Where is the Love?: Making Sense of Love in a World Lacking Romance
This Valentine’s Day will be similar to others in the past. Couples making reservations for extravagant restaurants, nervous romantics admitting their feelings for a crush, and cynics highlighting how stupid and/or pointless the holiday is are all common occurrences on this day. But in today's social and political climate, I believe we should take some time to use the holiday to reflect. Usually, holidays like Martin Luther King Day, Memorial Day, or Labor Day are meant for this purpose. But I believe Valentine's Day should be included in this time of reflection.
This is not to be so cynical as to confuse this with a day of mourning, although statistics like a declining marriage rate and a higher single population than ever before can paint a grim picture at times.
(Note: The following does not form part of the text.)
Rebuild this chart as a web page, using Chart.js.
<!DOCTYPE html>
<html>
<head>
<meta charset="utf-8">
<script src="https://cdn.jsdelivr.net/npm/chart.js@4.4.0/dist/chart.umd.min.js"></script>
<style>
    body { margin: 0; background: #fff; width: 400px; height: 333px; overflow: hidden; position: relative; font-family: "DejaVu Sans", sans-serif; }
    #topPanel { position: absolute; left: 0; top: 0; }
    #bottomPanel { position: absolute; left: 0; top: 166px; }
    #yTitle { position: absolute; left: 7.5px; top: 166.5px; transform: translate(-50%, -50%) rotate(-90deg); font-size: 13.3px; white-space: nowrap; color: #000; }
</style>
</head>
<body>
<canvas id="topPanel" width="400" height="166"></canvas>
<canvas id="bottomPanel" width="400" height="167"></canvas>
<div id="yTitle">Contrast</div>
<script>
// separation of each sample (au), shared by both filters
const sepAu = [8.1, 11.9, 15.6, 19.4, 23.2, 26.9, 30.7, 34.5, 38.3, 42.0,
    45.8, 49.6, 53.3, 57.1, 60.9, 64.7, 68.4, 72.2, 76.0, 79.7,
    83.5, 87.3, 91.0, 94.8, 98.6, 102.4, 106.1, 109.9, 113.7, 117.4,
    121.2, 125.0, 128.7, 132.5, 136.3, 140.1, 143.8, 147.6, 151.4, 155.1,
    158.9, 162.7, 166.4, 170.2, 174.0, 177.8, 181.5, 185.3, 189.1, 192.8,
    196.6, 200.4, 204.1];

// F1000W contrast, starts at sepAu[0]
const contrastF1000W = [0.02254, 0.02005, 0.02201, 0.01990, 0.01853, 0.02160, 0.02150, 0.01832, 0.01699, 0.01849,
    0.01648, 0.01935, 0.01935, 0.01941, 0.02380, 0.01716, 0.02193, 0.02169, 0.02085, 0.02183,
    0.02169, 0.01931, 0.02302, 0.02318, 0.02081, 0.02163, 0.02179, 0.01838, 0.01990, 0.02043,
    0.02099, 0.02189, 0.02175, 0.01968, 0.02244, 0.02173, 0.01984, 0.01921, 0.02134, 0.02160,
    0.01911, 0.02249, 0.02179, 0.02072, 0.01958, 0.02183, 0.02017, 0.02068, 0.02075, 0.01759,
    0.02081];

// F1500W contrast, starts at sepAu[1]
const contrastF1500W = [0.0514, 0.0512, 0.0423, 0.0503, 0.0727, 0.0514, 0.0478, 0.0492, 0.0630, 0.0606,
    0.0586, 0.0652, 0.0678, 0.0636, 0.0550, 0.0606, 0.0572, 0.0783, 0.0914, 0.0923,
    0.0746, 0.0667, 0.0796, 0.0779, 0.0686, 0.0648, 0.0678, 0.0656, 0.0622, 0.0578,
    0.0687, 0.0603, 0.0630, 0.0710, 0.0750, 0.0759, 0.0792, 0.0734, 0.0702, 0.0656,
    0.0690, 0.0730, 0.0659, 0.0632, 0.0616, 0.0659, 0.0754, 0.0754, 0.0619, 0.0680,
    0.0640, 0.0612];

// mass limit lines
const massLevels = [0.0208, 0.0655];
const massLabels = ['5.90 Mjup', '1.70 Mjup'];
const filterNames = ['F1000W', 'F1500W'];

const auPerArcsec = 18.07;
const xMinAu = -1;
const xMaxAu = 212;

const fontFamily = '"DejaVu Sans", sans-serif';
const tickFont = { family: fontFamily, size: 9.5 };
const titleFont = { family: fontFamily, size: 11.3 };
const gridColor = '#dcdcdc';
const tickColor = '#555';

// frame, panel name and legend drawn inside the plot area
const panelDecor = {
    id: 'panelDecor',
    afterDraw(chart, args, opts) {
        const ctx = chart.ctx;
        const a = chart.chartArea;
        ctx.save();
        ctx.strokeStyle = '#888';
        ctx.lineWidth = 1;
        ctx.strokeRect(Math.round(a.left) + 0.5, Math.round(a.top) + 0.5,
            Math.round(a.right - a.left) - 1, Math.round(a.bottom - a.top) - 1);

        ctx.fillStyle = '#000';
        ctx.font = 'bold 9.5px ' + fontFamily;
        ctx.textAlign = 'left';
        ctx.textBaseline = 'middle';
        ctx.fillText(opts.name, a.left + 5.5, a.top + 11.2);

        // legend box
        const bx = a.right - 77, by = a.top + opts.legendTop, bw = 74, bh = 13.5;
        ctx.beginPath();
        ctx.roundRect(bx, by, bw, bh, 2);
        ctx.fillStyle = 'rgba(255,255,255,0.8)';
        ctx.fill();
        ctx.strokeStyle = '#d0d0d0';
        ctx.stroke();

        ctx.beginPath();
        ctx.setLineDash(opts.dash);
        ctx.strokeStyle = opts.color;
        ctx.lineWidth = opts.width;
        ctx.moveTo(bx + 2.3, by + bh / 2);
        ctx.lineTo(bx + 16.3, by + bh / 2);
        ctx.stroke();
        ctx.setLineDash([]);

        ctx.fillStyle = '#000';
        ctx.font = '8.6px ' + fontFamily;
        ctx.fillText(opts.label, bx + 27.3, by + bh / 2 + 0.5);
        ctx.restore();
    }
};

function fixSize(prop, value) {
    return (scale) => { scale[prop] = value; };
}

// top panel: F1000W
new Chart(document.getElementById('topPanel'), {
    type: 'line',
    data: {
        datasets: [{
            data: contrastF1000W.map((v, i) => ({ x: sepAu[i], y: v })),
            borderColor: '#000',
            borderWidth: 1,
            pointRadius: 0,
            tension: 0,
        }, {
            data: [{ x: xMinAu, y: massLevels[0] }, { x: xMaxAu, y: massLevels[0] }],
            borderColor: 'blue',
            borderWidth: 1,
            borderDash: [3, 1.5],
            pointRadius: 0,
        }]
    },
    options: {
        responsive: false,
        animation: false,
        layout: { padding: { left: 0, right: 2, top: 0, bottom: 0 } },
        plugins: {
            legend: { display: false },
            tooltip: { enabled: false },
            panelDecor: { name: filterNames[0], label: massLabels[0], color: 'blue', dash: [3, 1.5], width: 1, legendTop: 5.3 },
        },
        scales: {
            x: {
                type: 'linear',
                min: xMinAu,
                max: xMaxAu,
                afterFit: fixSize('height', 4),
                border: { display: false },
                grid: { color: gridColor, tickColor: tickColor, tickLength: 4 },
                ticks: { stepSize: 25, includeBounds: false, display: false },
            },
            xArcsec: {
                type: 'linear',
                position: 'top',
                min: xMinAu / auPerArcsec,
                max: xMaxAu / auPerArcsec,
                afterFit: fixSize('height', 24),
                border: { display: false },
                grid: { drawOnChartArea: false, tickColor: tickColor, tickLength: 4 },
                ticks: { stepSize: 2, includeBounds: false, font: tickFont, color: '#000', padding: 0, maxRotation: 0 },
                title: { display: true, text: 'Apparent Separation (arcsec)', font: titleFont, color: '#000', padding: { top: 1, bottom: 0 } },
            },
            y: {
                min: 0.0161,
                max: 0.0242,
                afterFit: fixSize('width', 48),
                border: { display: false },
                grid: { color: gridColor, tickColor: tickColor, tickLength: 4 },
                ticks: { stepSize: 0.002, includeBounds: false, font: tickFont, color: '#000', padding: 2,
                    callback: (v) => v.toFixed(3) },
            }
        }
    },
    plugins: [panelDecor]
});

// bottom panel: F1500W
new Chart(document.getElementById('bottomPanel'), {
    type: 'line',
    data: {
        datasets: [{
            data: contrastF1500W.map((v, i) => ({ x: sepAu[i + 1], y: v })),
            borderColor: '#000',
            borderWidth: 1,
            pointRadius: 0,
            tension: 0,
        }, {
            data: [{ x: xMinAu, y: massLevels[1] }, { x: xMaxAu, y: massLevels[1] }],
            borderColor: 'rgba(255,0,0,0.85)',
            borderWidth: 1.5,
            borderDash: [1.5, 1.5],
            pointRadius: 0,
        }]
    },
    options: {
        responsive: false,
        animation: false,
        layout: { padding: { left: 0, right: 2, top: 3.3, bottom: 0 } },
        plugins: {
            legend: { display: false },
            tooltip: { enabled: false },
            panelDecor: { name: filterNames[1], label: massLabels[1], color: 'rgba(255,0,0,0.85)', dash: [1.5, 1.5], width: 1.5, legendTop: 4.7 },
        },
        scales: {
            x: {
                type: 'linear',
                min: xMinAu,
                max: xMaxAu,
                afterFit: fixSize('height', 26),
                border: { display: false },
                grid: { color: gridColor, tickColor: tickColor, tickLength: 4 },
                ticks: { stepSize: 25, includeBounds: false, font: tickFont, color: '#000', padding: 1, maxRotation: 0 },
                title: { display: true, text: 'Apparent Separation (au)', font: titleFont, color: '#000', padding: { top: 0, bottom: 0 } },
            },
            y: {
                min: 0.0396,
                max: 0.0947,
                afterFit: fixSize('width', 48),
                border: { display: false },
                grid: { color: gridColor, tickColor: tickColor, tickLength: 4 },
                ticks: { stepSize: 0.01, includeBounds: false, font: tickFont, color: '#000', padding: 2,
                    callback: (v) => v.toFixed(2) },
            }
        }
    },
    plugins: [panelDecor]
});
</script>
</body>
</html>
Rather, Valentine’s Day should be used to examine how we love ourselves, how we love others, and whether it is even worth it to be in love in the first place.
Loneliness, of course, is a strong driver of people’s romantic decisions. Our desires are motivated by our natural need for companionship and we often look for someone who can satisfy that need. This is why people single often make overt self-depreciating, tongue-and-cheek remarks about “Single Awareness Day” or cryptic absolutes like “I’ll never get a boyfriend/girlfriend”.
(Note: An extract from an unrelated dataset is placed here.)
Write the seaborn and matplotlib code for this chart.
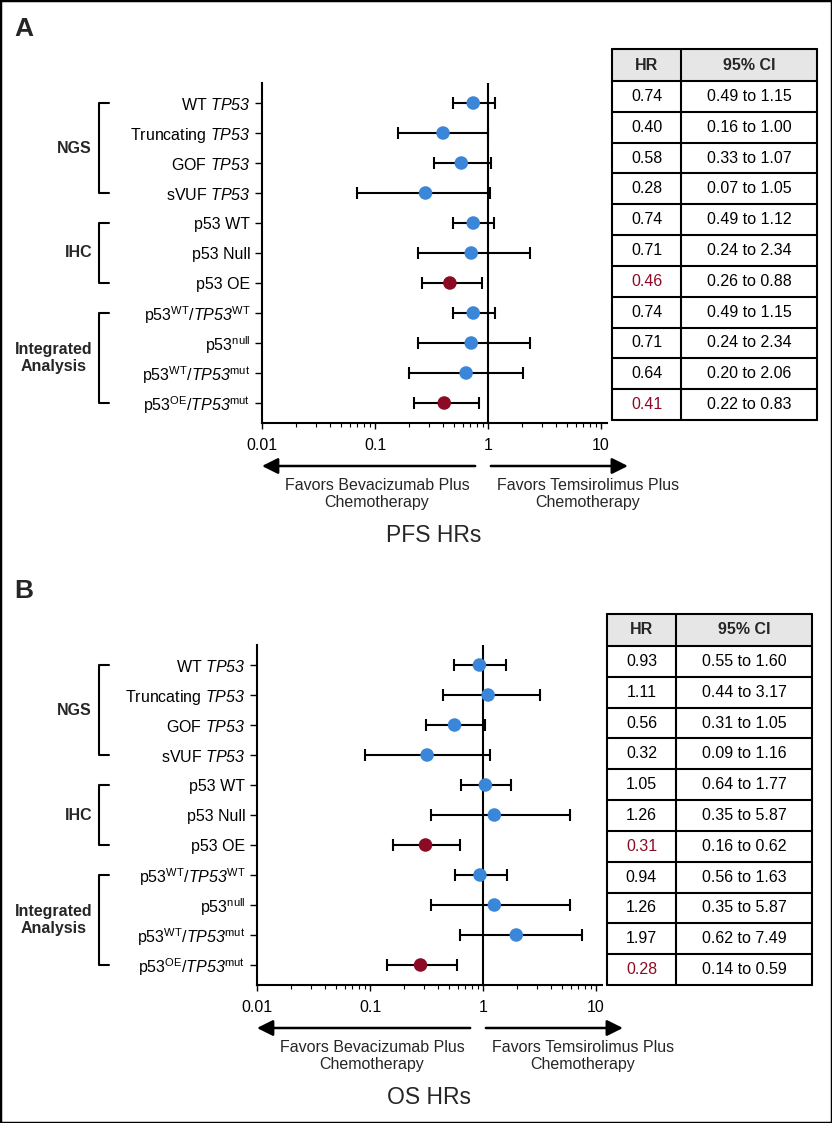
import matplotlib
matplotlib.use("Agg")
import matplotlib.pyplot as plt
import matplotlib.transforms as mtransforms
from matplotlib.patches import Rectangle
from matplotlib.ticker import NullFormatter
import pandas as pd
import seaborn as sns

# Data (\mathsf is mapped to the italic face below, so digits stay italic)
labels = [
    r"WT $\mathsf{TP53}$",
    r"Truncating $\mathsf{TP53}$",
    r"GOF $\mathsf{TP53}$",
    r"sVUF $\mathsf{TP53}$",
    "p53 WT",
    "p53 Null",
    "p53 OE",
    r"p53$^{\mathrm{WT}}$/$\mathsf{TP53}^{\mathrm{WT}}$",
    r"p53$^{\mathrm{null}}$",
    r"p53$^{\mathrm{WT}}$/$\mathsf{TP53}^{\mathrm{mut}}$",
    r"p53$^{\mathrm{OE}}$/$\mathsf{TP53}^{\mathrm{mut}}$",
]
groups = ["NGS", "IHC", "Integrated\nAnalysis"]
group_rows = [(0, 3), (4, 6), (7, 10)]

pfs_hr = [0.74, 0.40, 0.58, 0.28, 0.74, 0.71, 0.46, 0.74, 0.71, 0.64, 0.41]
pfs_lo = [0.49, 0.16, 0.33, 0.07, 0.49, 0.24, 0.26, 0.49, 0.24, 0.20, 0.22]
pfs_hi = [1.15, 1.00, 1.07, 1.05, 1.12, 2.34, 0.88, 1.15, 2.34, 2.06, 0.83]

os_hr = [0.93, 1.11, 0.56, 0.32, 1.05, 1.26, 0.31, 0.94, 1.26, 1.97, 0.28]
os_lo = [0.55, 0.44, 0.31, 0.09, 0.64, 0.35, 0.16, 0.56, 0.35, 0.62, 0.14]
os_hi = [1.60, 3.17, 1.05, 1.16, 1.77, 5.87, 0.62, 1.63, 5.87, 7.49, 0.59]

significant = [False, False, False, False, False, False, True, False, False, False, True]

xticks = [0.01, 0.1, 1, 10]
xtick_labels = ["0.01", "0.1", "1", "10"]

BLUE = "#3a86d9"
RED = "#8c0a24"

sns.set_style("white")
plt.rcParams["font.family"] = ["Liberation Sans", "DejaVu Sans"]
plt.rcParams["mathtext.fontset"] = "custom"
plt.rcParams["mathtext.rm"] = "Liberation Sans"
plt.rcParams["mathtext.it"] = "Liberation Sans:italic"
plt.rcParams["mathtext.sf"] = "Liberation Sans:italic"
plt.rcParams["mathtext.bf"] = "Liberation Sans:bold"

W, H = 832, 1123
fig = plt.figure(figsize=(W / 100, H / 100), dpi=100)


def fx(x):
    return x / W


def fy(y):
    return 1 - y / H


def draw_panel(letter, title, hr, lo, hi, dx, dy, tab_x, tab_y):
    df = pd.DataFrame({
        "label": labels,
        "row": range(len(labels)),
        "hr": hr,
        "lo": lo,
        "hi": hi,
        "sig": ["sig" if s else "ns" for s in significant],
    })

    left, right, top, bottom = 262 + dx, 607 + dx, 83 + dy, 423 + dy
    ax = fig.add_axes([fx(left), fy(bottom), (right - left) / W, (bottom - top) / H])
    ax.set_xscale("log")
    ax.set_xlim(0.01, 11.3)
    ax.set_ylim(10.667, -0.667)

    ax.axvline(1, color="black", lw=1.5, zorder=1)
    ax.errorbar(df["hr"], df["row"],
                xerr=[df["hr"] - df["lo"], df["hi"] - df["hr"]],
                fmt="none", ecolor="black", elinewidth=1.5,
                capsize=4, capthick=1.5, zorder=2)
    sns.scatterplot(data=df, x="hr", y="row", hue="sig",
                    palette={"ns": BLUE, "sig": RED}, s=95,
                    edgecolor="none", legend=False, ax=ax, zorder=3)

    ax.set_yticks(df["row"])
    ax.set_yticklabels(df["label"], fontsize=11.5)
    ax.set_xticks(xticks)
    ax.set_xticklabels(xtick_labels, fontsize=11.5)
    ax.xaxis.set_minor_formatter(NullFormatter())
    ax.set_xlabel("")
    ax.set_ylabel("")
    for s in ["top", "right"]:
        ax.spines[s].set_visible(False)
    for s in ["left", "bottom"]:
        ax.spines[s].set_linewidth(1.5)
        ax.spines[s].set_color("black")
    ax.tick_params(axis="y", length=5, width=1, pad=3.5, colors="black", left=True)
    ax.tick_params(axis="x", which="major", length=4.5, width=1, pad=6,
                   colors="black", bottom=True, direction="out")
    ax.tick_params(axis="x", which="minor", length=3, width=0.8,
                   bottom=True, direction="out", color="black")

    # brackets for groups
    trans = mtransforms.blended_transform_factory(fig.transFigure, ax.transData)
    for name, (r0, r1) in zip(groups, group_rows):
        ax.plot([fx(109), fx(99), fx(99), fx(109)], [r0, r0, r1, r1],
                color="black", lw=1.5, transform=trans, clip_on=False)
        ax.text(fx(92), (r0 + r1) / 2, name, transform=trans, ha="right",
                va="center", multialignment="center", fontsize=11.5,
                fontweight="bold")

    # direction arrows
    yf = (bottom - (466 + dy)) / (bottom - top)
    arrow = dict(arrowstyle="-|>", lw=1.8, color="black",
                 mutation_scale=24, shrinkA=0, shrinkB=0)
    ax.annotate("", xy=(0.01, yf), xytext=(0.77, yf),
                xycoords=("data", "axes fraction"), arrowprops=arrow,
                annotation_clip=False)
    ax.annotate("", xy=(17.3, yf), xytext=(1.06, yf),
                xycoords=("data", "axes fraction"), arrowprops=arrow,
                annotation_clip=False)
    fig.text(fx(377 + dx), fy(494 + dy), "Favors Bevacizumab Plus\nChemotherapy",
             ha="center", va="center", multialignment="center", fontsize=11.5)
    fig.text(fx(588 + dx), fy(494 + dy), "Favors Temsirolimus Plus\nChemotherapy",
             ha="center", va="center", multialignment="center", fontsize=11.5)
    fig.text(fx(434 + dx), fy(536 + dy), title, ha="center", va="center",
             fontsize=16.5)
    fig.text(fx(14), fy(29 + dy), letter, ha="left", va="center",
             fontsize=19, fontweight="bold")

    # table of HR and CI
    tw, th = 205, 371
    tax = fig.add_axes([fx(tab_x), fy(tab_y + th), tw / W, th / H])
    tax.set_xlim(0, tw)
    tax.set_ylim(th, 0)
    tax.axis("off")
    head = 32
    rh = (th - head) / len(labels)
    tax.add_patch(Rectangle((0, 0), tw, head, facecolor="#e6e6e6",
                            edgecolor="none", zorder=0))
    for k in range(len(labels) + 2):
        yy = 0 if k == 0 else head + (k - 1) * rh
        tax.plot([0, tw], [yy, yy], color="black", lw=1.5, clip_on=False)
    for xx in [0, 69, tw]:
        tax.plot([xx, xx], [0, th], color="black", lw=1.5, clip_on=False)
    tax.text(34.5, head / 2, "HR", ha="center", va="center",
             fontsize=11.5, fontweight="bold")
    tax.text(137, head / 2, "95% CI", ha="center", va="center",
             fontsize=11.5, fontweight="bold")
    for i in range(len(labels)):
        yc = head + (i + 0.5) * rh
        tax.text(34.5, yc, f"{hr[i]:.2f}", ha="center", va="center",
                 fontsize=11.5, color=RED if significant[i] else "black")
        tax.text(137, yc, f"{lo[i]:.2f} to {hi[i]:.2f}", ha="center",
                 va="center", fontsize=11.5, color="black")


draw_panel("A", "PFS HRs", pfs_hr, pfs_lo, pfs_hi, 0, 0, 612, 49)
draw_panel("B", "OS HRs", os_hr, os_lo, os_hi, -5, 562, 607, 614)

# frame around the figure
fig.patches.append(Rectangle((0, 0), 1, 1, transform=fig.transFigure,
                             fill=False, edgecolor="black", lw=2.5))

fig.savefig("out.png", dpi=100)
I am not by any means attempting to downplay these needs & desires. Rather, I would like to frame a new perspective on what it means to be single and how we can become better friends, better lovers and better people in the process.
Unfortunately, many modern societies look at spousal relationships as a stabilizing force in an otherwise chaotic world. We see being in a relationship as a possibility of marriage, with marriage comes the possibility of having children, with children comes the continued existence of our species. This utilitarian viewpoint of the family has been perpetuated for centuries, and for the most part, it has worked pretty well as far as increasing the global population.
The problem isn’t that we have struggled to create families in the modern age, it’s that we have struggled to create families with strong foundations to build values off of. When I say that, one may think that I am advocating for different child-rearing methods for parents or injecting religions/piety into their lives. In fact, I believe being single can actually strengthen families as they are today.
It’s hard to define what makes a family strong. It’s hard to identify what makes a relationship strong. But one thing is clear, better partnerships come from better people. And not better people as in superior individuals, but people who are happy and secure with themselves. You hardly ever hear of toxic relationships being fostered by well-balanced, altruistic people. So why are they so joyous and confident in the first place? It has everything to do with investing in one’s self.
One of the luxuries of being single is only having to worry about yourself. This particular circumstance is a time where your actions and the consequences of those actions mainly affect you. With this, you have the time and energy to fully invest in yourself, and not just in terms of good habits or financial planning. Taking the time to determine what/who is important in your life, evaluating your self-worth, challenging old beliefs with new methods of thinking, setting goals and achieving them. All of these are examples of investing in yourself that can be a critical component of development, particularly as adults.
While these can most certainly be accomplished by people in relationships, depending on the dynamic, it is likely this development can be conflated with the spouse's values and character traits. Thus, hampering both parties fully investing in themselves. In other words, it is hard to improve as an individual when the goal of a relationship is to grow as a team.
This is possibly why more and more people are single today. Many may look at the fact, that the majority in the United States are not married, as a bad thing. Many will point to “hook-up” culture as the reason for this. The argument is that Increased concentration on self-satisfaction has led to people who no longer value sex or valuable relationships. Perhaps this is partly the case, or it could be that people are starting to value enjoying their lives rather than attaching to, and starting, new ones.
As a child of divorce myself, I have seen that simply being married is not a recipe for a successful family. It is also not enough to just be virtuous people on the surface. Strong, stable families come from healthy, happy people that choose to love one another, not just to embark on the “next chapter” of their lives. This doesn’t mean you have to get married after 30 or reject potential opportunities to love in order to engage in a perpetual, Ayn Rand-style of self-fulfillment. But, simply having more children or having more relationships to preserve a perceived sense of stability, is counterintuitive.
Love is complicated. I’m not an expert on it and anyone who pretends to be should receive your skepticism. That aside, Taking the time to figure out who you are and learning to love that person is critical to the way you treat others. You know the old cliche? “How can you expect anyone to love you if you don’t love your self?” It might be best to ask, “If you invest love in yourself, who else is really worth the return on that investment?”
Whether your single or taken this today, be sure to include yourself in your list of Valentines!